On the face of it, it seems hard to understand why companies aren't rushing towards talented women begging them to take senior roles. Or why two years after launching his report, Lord Davies is still saying that he thinks the UK will be doing very well to hit 25 per cent of women on Boards by 2015. It's currently at 17 per cent after a year of high profile campaigning. The situation is very similar across Europe with around 11 per cent of Board seats going to women - a position which has been fairly static for some years.
  



Perhaps people don't believe the data because they don't understand how it happens.  There isn't a great deal written on this but Mckinsey have done a fascinating series of reports trying to understand why an increase of women on boards seems to have such a dramatic increase on business performance. They asked men and women around the world which leadership traits were most important after the crisis. The ability to inspire by providing leadership and vision came top followed by setting expectations and connecting these clearly to rewards.  In both cases their modelling shows that women outperform men in these areas.

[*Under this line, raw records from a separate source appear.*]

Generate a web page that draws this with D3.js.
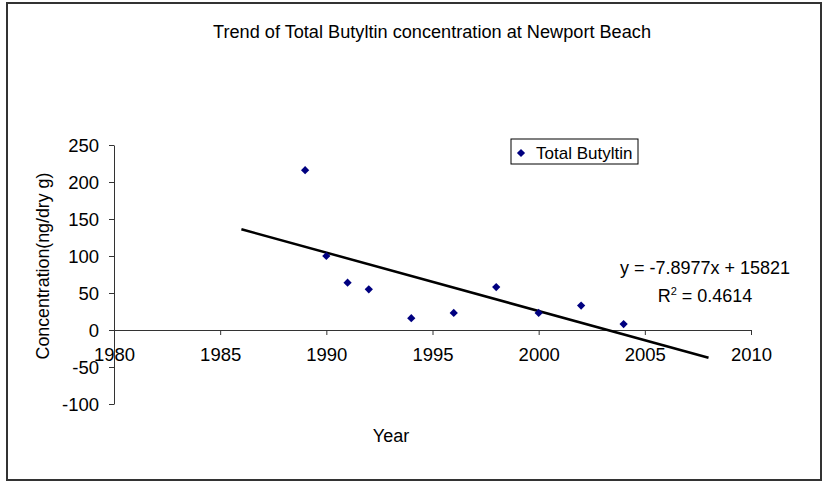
<!DOCTYPE html>
<html>
<head>
<meta charset="utf-8">
<script src="https://cdn.jsdelivr.net/npm/d3@7"></script>
<style>
  html, body { margin: 0; padding: 0; background: #fff; }
  svg { display: block; font-family: "Liberation Sans", Arial, sans-serif; }
</style>
</head>
<body>
<svg id="chart" width="822" height="481"></svg>
<script>
const years = [1989, 1990, 1991, 1992, 1994, 1996, 1998, 2000, 2002, 2004];
const values = [216, 100, 64, 55, 16, 23, 58, 23, 33, 8];

const xTicks = [1980, 1985, 1990, 1995, 2000, 2005, 2010];
const yTicks = [-100, -50, 0, 50, 100, 150, 200, 250];

// trendline as printed on the chart
const slope = -7.8977;
const intercept = 15821;
const trendYears = [1986, 2008];

const svg = d3.select("#chart");

// outer chart border
svg.append("rect")
  .attr("x", 7)
  .attr("y", 3)
  .attr("width", 814)
  .attr("height", 477)
  .attr("fill", "none")
  .attr("stroke", "#333")
  .attr("stroke-width", 2);

const x = d3.scaleLinear().domain([1980, 2010]).range([114, 751]);
const y = d3.scaleLinear().domain([-100, 250]).range([404, 145]);

const plain = d => String(d);

// y axis
const yAxis = svg.append("g")
  .attr("transform", `translate(${x(1980)},0)`)
  .call(d3.axisLeft(y).tickValues(yTicks).tickFormat(plain).tickSize(5).tickSizeOuter(0).tickPadding(10));

// x axis sits on zero
const xAxis = svg.append("g")
  .attr("transform", `translate(0,${y(0)})`)
  .call(d3.axisBottom(x).tickValues(xTicks).tickFormat(plain).tickSize(5).tickSizeOuter(0).tickPadding(13));

[yAxis, xAxis].forEach(ax => {
  ax.select(".domain").attr("stroke", "#333");
  ax.selectAll(".tick line").attr("stroke", "#333");
  ax.selectAll("text")
    .attr("fill", "#000")
    .style("font-family", "'Liberation Sans', Arial, sans-serif")
    .style("font-size", "18.5px");
});
yAxis.selectAll("text").attr("dy", "0.36em");

// trend line
const line = d3.line()
  .x(d => x(d))
  .y(d => y(slope * d + intercept));

svg.append("path")
  .datum(trendYears)
  .attr("d", line)
  .attr("fill", "none")
  .attr("stroke", "#000")
  .attr("stroke-width", 2.5);

// data points (square turned 45 degrees)
const diamond = d3.symbol().type(d3.symbolSquare).size(34);

svg.selectAll("path.pt")
  .data(years)
  .enter()
  .append("path")
  .attr("class", "pt")
  .attr("d", diamond)
  .attr("transform", (d, i) => `translate(${x(d)},${y(values[i])}) rotate(45)`)
  .attr("fill", "#000080");

// title
svg.append("text")
  .attr("x", 432)
  .attr("y", 38)
  .attr("text-anchor", "middle")
  .attr("textLength", 438)
  .attr("lengthAdjust", "spacingAndGlyphs")
  .style("font-size", "17.5px")
  .text("Trend of Total Butyltin concentration at Newport Beach");

// axis titles
svg.append("text")
  .attr("transform", "translate(49,266) rotate(-90)")
  .attr("text-anchor", "middle")
  .style("font-size", "17.8px")
  .text("Concentration(ng/dry g)");

svg.append("text")
  .attr("x", 391)
  .attr("y", 442)
  .attr("text-anchor", "middle")
  .style("font-size", "18px")
  .text("Year");

// legend
const legend = svg.append("g");
legend.append("rect")
  .attr("x", 511)
  .attr("y", 139)
  .attr("width", 127)
  .attr("height", 25)
  .attr("fill", "#fff")
  .attr("stroke", "#000")
  .attr("stroke-width", 1);
legend.append("path")
  .attr("d", diamond)
  .attr("transform", "translate(521,153) rotate(45)")
  .attr("fill", "#000080");
legend.append("text")
  .attr("x", 536)
  .attr("y", 159)
  .style("font-size", "17px")
  .text("Total Butyltin");

// equation label
svg.append("text")
  .attr("x", 705)
  .attr("y", 274)
  .attr("text-anchor", "middle")
  .style("font-size", "18px")
  .text(`y = ${slope}x + ${intercept}`);

const r2 = svg.append("text")
  .attr("x", 705)
  .attr("y", 302)
  .attr("text-anchor", "middle")
  .style("font-size", "18px");
r2.append("tspan").text("R");
r2.append("tspan").attr("dy", -7).style("font-size", "11px").text("2");
r2.append("tspan").attr("dy", 7).text(" = 0.4614");
</script>
</body>
</html>
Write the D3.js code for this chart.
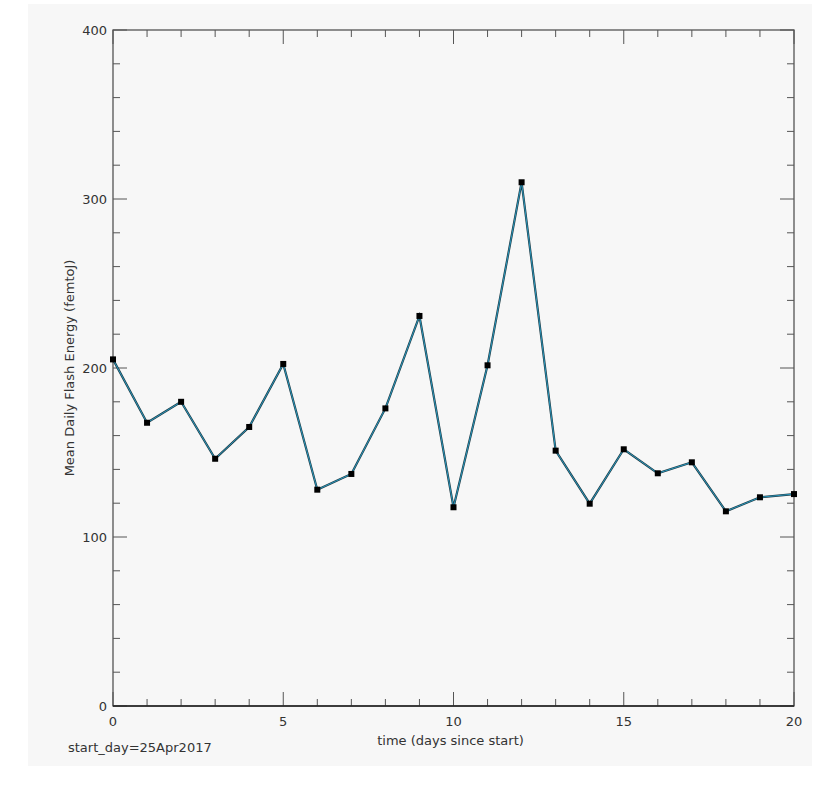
<!DOCTYPE html>
<html><head><meta charset="utf-8">
<script src="https://cdn.jsdelivr.net/npm/d3@7"></script>
<style>body{margin:0;background:#fff}svg{display:block}text{font-family:"DejaVu Sans",sans-serif;fill:#333}</style>
</head><body><svg id="c" width="818" height="793"></svg>
<script>
const days = [0,1,2,3,4,5,6,7,8,9,10,11,12,13,14,15,16,17,18,19,20];
const energy = [205.1,167.6,180.0,146.3,165.1,202.4,128.0,137.3,176.1,230.8,117.6,201.6,309.9,151.1,119.7,151.9,137.7,144.2,115.2,123.5,125.4];
const xTicks = [0,5,10,15,20];
const yTicks = [0,100,200,300,400];
const xTitle = "time (days since start)";
const yTitle = "Mean Daily Flash Energy (femtoJ)";
const note = "start_day=25Apr2017";

const svg = d3.select("#c");
svg.append("rect").attr("x",28).attr("y",4).attr("width",784).attr("height",762).attr("fill","#f7f7f7");
const L=113,R=794,T=30,B=706;
const x = d3.scaleLinear().domain([0,20]).range([L,R]);
const y = d3.scaleLinear().domain([0,400]).range([B,T]);
const axCol="#555";
const g = svg.append("g");
// frame
g.append("rect").attr("x",L).attr("y",T).attr("width",R-L).attr("height",B-T).attr("fill","none").attr("stroke",axCol).attr("stroke-width",1.3);
// x ticks bottom/top
d3.range(0,21,1).forEach(v=>{
  const major = v%5===0; const len = major?14:7;
  g.append("line").attr("x1",x(v)).attr("x2",x(v)).attr("y1",B).attr("y2",B-len).attr("stroke",axCol);
  g.append("line").attr("x1",x(v)).attr("x2",x(v)).attr("y1",T).attr("y2",T+len).attr("stroke",axCol);
});
d3.range(0,401,20).forEach(v=>{
  const major = v%100===0; const len = major?14:7;
  g.append("line").attr("y1",y(v)).attr("y2",y(v)).attr("x1",L).attr("x2",L+len).attr("stroke",axCol);
  g.append("line").attr("y1",y(v)).attr("y2",y(v)).attr("x1",R).attr("x2",R-len).attr("stroke",axCol);
});
g.append("line").attr("x1",L).attr("x2",R).attr("y1",B).attr("y2",B).attr("stroke","#222").attr("stroke-width",1.3);
xTicks.forEach(v=>g.append("text").attr("x",x(v)).attr("y",B+20).attr("text-anchor","middle").attr("font-size",13).text(v));
yTicks.forEach(v=>g.append("text").attr("x",L-6).attr("y",y(v)+5).attr("text-anchor","end").attr("font-size",13).text(v));
g.append("text").attr("x",(L+R)/2-3).attr("y",745).attr("text-anchor","middle").attr("font-size",13).text(xTitle);
g.append("text").attr("transform",`translate(74,${(T+B)/2}) rotate(-90)`).attr("text-anchor","middle").attr("font-size",13).text(yTitle);
g.append("text").attr("x",68).attr("y",752).attr("font-size",13).text(note);
// line
const data = days.map((d,i)=>[d,energy[i]]);
const line = d3.line().x(d=>x(d[0])).y(d=>y(d[1]));
svg.append("path").datum(data).attr("d",line).attr("fill","none").attr("stroke","#1f3a44").attr("stroke-width",2.2);
svg.append("path").datum(data).attr("d",line).attr("fill","none").attr("stroke","#2aa0c8").attr("stroke-width",0.9);
svg.selectAll("rect.pt").data(data).enter().append("rect").attr("class","pt")
  .attr("x",d=>x(d[0])-3).attr("y",d=>y(d[1])-3).attr("width",6).attr("height",6).attr("fill","#000");
</script></body></html>
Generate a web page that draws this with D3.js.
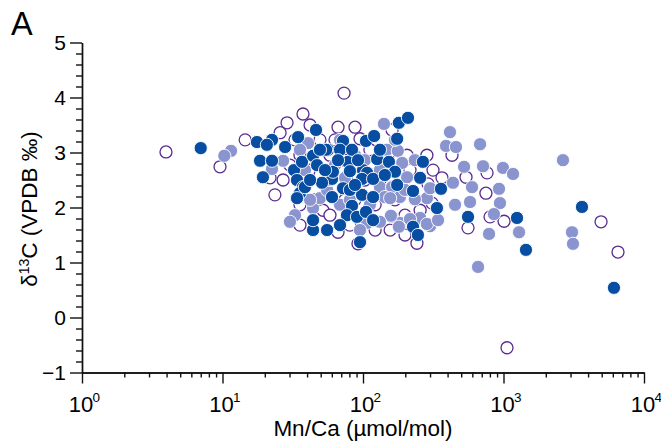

Despite this and much other similar data, men remain to be convinced.  In a global McKinsey study just over half of men surveyed said they didn't believe more women on boards led to greater returns.  And just as surprsingly perhaps only three quarters of the women believed the data. It is hard to think of other areas where beliefs and behaviour consistently fly in the face of the data and evidence, particularly when driving better peformance has never been harder.